The old saying “It’s what’s on the inside that counts” is something insurance leaders need to take to heart when trying to get young people interested in their company, experts told a recent conference.

Plastering your company name on the side of a building on an attractive sign might be enough to catch the eye of a student thinking about a career with you, but that’s just the start. Bring them inside as well, said John McNeil, co-ordinator of the Insurance Management Program at Humber College.

“When they walk downtown on the weekend, they see all of your signs on the buildings and they wonder what it looks like on the inside,” he said at the recent Canadian Independent Adjusters’ Association Claims Summit in Toronto. “So your work environment is really important.”

Hosting a field trip to pull back the curtain and letting them see your people in action can help remove some of the mystery, he added as part of a panel with Natasha Reichen of TalentEgg and Trevor Buttram, manager of Career Connections at the Insurance Institute of Canada.

The claims sector, along with the rest of the insurance industry, is fighting hard to attract young, talented workers to the field. The panel went through a number of strategies companies can use to help.

Diversity was one that was flagged as essential – but not just cultural. “It’s also age diversity and understanding that different thoughts and perspectives and opinions and experiences on a team formulate some of the best teams,” Reichen said.

McNeil agreed, also pointing out that while many companies like to talk a lot about diversity, some say something different in their actions.

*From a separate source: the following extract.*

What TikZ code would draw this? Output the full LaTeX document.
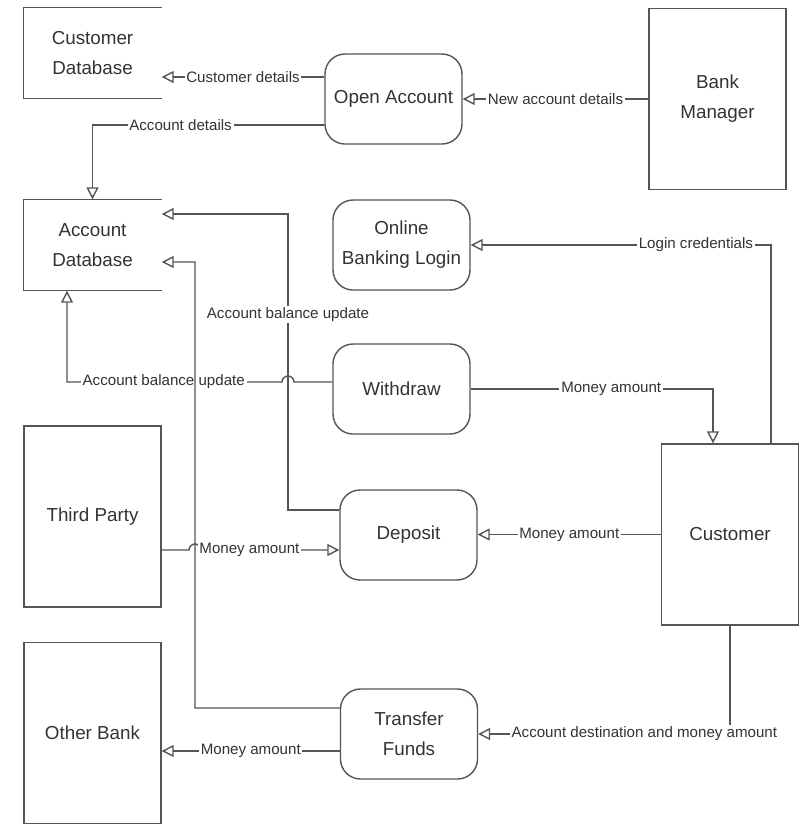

His students, who are regularly researching companies, can tell when there’s something missing.

“If you’re not telling your story as a company, you’re leaving it to my students to figure it out,” he said.

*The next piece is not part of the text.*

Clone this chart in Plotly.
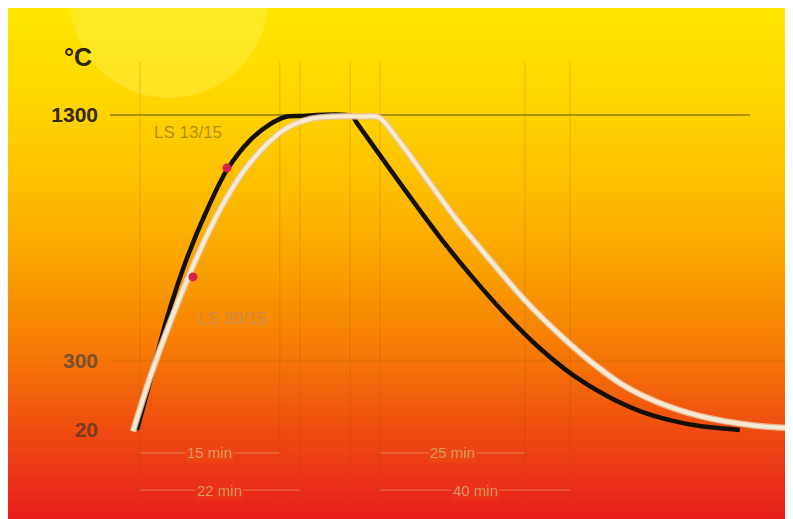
import plotly.graph_objects as go

# ---------------- data (time in minutes, temperature in °C) ----------------
black_time = [0.25, 2.1, 4.0, 6.5, 9.0, 11.5, 14.4, 16.9, 18.75, 20.6, 27.1,
              27.75, 33.1, 38.1, 42.25, 46.5, 50.6, 54.75, 59.0, 63.1, 67.25, 70.6, 75.6]
black_temp = [20, 243, 475, 719, 914, 1077, 1198, 1263, 1292, 1296, 1296,
              1267, 1024, 804, 638, 483, 352, 243, 158, 97, 57, 36, 20]

white_time = [-0.25, 1.9, 4.4, 7.75, 10.6, 13.5, 16.25, 19.0, 21.9, 25.0, 28.5, 30.5,
              33.1, 40.25, 44.4, 48.5, 52.75, 56.9, 61.0, 65.25, 70.6, 76.9, 81.9]
white_temp = [15, 235, 459, 723, 914, 1068, 1174, 1247, 1284, 1294, 1294, 1290,
              1190, 873, 711, 556, 418, 300, 203, 134, 77, 40, 28]

dot_time = [11.5, 7.25]
dot_temp = [1085, 642]

curve_names = ["LS 13/15", "LS 30/15"]
label_time = [6.6, 12.1]
label_temp = [1227, 475]

y_ticks = [20, 300, 1300]
y_tick_labels = ["20", "300", "1300"]

marker_times = [0.6, 18.1, 20.6, 26.9, 30.6, 48.75, 54.4]

bracket_start = [0.6, 0.6, 30.6, 30.6]
bracket_end = [18.1, 20.6, 48.75, 54.4]
bracket_level = [-73, -224, -73, -224]
bracket_labels = ["15 min", "22 min", "25 min", "40 min"]

# ---------------- layout helpers (reference pixel -> paper) ----------------
OFF = 8              # page offset of the figure
W, H = 785, 511
ML = 91
PW = W - ML


def px_x(px):
    return (px - OFF - ML) / PW


def px_y(py):
    return 1 - (py - OFF) / H


def hex_rgb(h):
    h = h.lstrip("#")
    return tuple(int(h[i:i + 2], 16) for i in (0, 2, 4))


grad = [(8, "#FFE600"), (100, "#FFD600"), (200, "#FDBA00"), (280, "#F99C00"),
        (350, "#F67A05"), (420, "#F0520F"), (470, "#EC3618"), (520, "#E61E1A")]


def color_at(py):
    for (a, ca), (b, cb) in zip(grad[:-1], grad[1:]):
        if a <= py <= b:
            f = (py - a) / (b - a)
            r1, g1, b1 = hex_rgb(ca)
            r2, g2, b2 = hex_rgb(cb)
            return "rgb(%d,%d,%d)" % (round(r1 + (r2 - r1) * f), round(g1 + (g2 - g1) * f), round(b1 + (b2 - b1) * f))
    return grad[-1][1]


shapes = []
n = 128
top, bot = 8, 520
for i in range(n):
    y0 = top + (bot - top) * i / n
    y1 = top + (bot - top) * (i + 1) / n + 3
    shapes.append(dict(type="rect", xref="paper", yref="paper", x0=px_x(6), x1=px_x(786),
                       y0=px_y(min(y1, bot)), y1=px_y(y0), fillcolor=color_at((y0 + y1 - 3) / 2),
                       line=dict(width=0), layer="below"))

# faint watermark circle
shapes.append(dict(type="circle", xref="paper", yref="paper", x0=px_x(70), x1=px_x(268),
                   y0=px_y(98), y1=px_y(-100), fillcolor="rgba(255,250,120,0.3)",
                   line=dict(width=0), layer="below"))
shapes.append(dict(type="rect", xref="paper", yref="paper", x0=px_x(0), x1=px_x(800),
                   y0=px_y(8), y1=px_y(-10), fillcolor="white", line=dict(width=0), layer="below"))

# vertical reference lines
for t in marker_times:
    shapes.append(dict(type="line", xref="x", yref="paper", x0=t, x1=t, y0=px_y(500), y1=px_y(62),
                       line=dict(color="rgba(150,80,0,0.2)", width=1.2), layer="below"))

# horizontal lines
shapes.append(dict(type="line", xref="paper", yref="y", x0=px_x(110), x1=px_x(750), y0=1300, y1=1300,
                   line=dict(color="rgba(110,85,0,0.7)", width=1.5), layer="below"))
shapes.append(dict(type="line", xref="paper", yref="y", x0=px_x(110), x1=px_x(790), y0=300, y1=300,
                   line=dict(color="rgba(170,80,0,0.22)", width=1.2), layer="below"))

# brackets
for s, e, lv in zip(bracket_start, bracket_end, bracket_level):
    shapes.append(dict(type="line", xref="x", yref="y", x0=s, x1=e, y0=lv, y1=lv,
                       line=dict(color="rgba(230,170,110,0.5)", width=1.2), layer="below"))

fig = go.Figure()

fig.add_trace(go.Scatter(x=black_time, y=black_temp, mode="lines",
                         line=dict(color="#141008", width=4.5, shape="spline", smoothing=0.9),
                         showlegend=False, hoverinfo="skip"))
fig.add_trace(go.Scatter(x=white_time, y=white_temp, mode="lines",
                         line=dict(color="rgba(230,195,170,0.85)", width=6.5, shape="spline", smoothing=0.9),
                         showlegend=False, hoverinfo="skip"))
fig.add_trace(go.Scatter(x=white_time, y=white_temp, mode="lines",
                         line=dict(color="#F6EBD2", width=4, shape="spline", smoothing=0.9),
                         showlegend=False, hoverinfo="skip"))
fig.add_trace(go.Scatter(x=dot_time, y=dot_temp, mode="markers",
                         marker=dict(color="#D62050", size=9),
                         showlegend=False, hoverinfo="skip"))

annotations = []
label_colors = ["rgba(140,115,0,0.7)", "rgba(190,140,100,0.8)"]
for name, t, T, c in zip(curve_names, label_time, label_temp, label_colors):
    annotations.append(dict(x=t, y=T, xref="x", yref="y", text=name, showarrow=False,
                            font=dict(family="Liberation Sans", size=17, color=c)))

bg_cols = ["#EE4515", "#EA3018", "#EE4515", "#EA3018"]
for s, e, lv, lab, bc in zip(bracket_start, bracket_end, bracket_level, bracket_labels, bg_cols):
    annotations.append(dict(x=(s + e) / 2, y=lv, xref="x", yref="y", text=lab, showarrow=False,
                            bgcolor=bc, borderpad=1,
                            font=dict(family="Liberation Sans", size=15, color="rgba(215,170,110,0.85)")))

annotations.append(dict(x=px_x(94), y=px_y(41), xref="paper", yref="paper", text="<b>°C</b>",
                        showarrow=False, xanchor="right",
                        font=dict(family="Liberation Sans", size=25, color="#2E2400")))

tick_cols = ["#7A3A18", "#7A5030", "#33280A"]
ticktext = ["<b><span style='color:%s'>%s</span></b>" % (c, l) for c, l in zip(tick_cols, y_tick_labels)]

x_lo = (OFF + ML - 135) / 8
x_hi = (OFF + W - 135) / 8
y_hi = 20 + (430 - OFF) * 4.0635
y_lo = 20 - (OFF + H - 430) * 4.0635

fig.update_layout(
    width=W, height=H,
    margin=dict(l=ML, r=0, t=0, b=0),
    paper_bgcolor="white",
    plot_bgcolor="rgba(0,0,0,0)",
    shapes=shapes,
    annotations=annotations,
    xaxis=dict(range=[x_lo, x_hi], visible=False, showgrid=False, zeroline=False, fixedrange=True),
    yaxis=dict(range=[y_lo, y_hi], showgrid=False, zeroline=False, showline=False, ticks="",
               tickvals=y_ticks, ticktext=ticktext, fixedrange=True,
               tickfont=dict(family="Liberation Sans", size=21, color="#33280A")),
)

fig.write_html("out.html")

Naturally, the young generation is smart since that’s what insurance companies are looking for when recruiting. “Last year, I had five lawyers in my class; this year, I have two doctors in my program with MBAs,” McNeil said. “I look at their resume when I’m trying to help them out and I look at mine, I’m like ‘Don’t apply for my job tomorrow.’”

The problem is, other industries are after the same group, Reichen said. The mistake some make is to dismiss them if they’re immigrants and discounting the education they’re received abroad, Buttram pointed out. Insurance leaders can’t do the same.

“Some of the top-ranked business schools in the world are in India. Some of the top-ranked medical schools are in fact in other parts of the world,” he said. “That expertise that’s coming to Canada [and] we have the opportunity to leverage that and offer them a career path where they can apply that expertise, knowledge and background in some of our most complex and difficult roles.”

It’s the soft skills that remain critical when evaluating talent, McNeil said. “Our industry is based on relationships and it’s the personal relationships and the ability to just communicate is really important. Claims is where people see the company in action and that’s something we really stress on our side – the relationships.”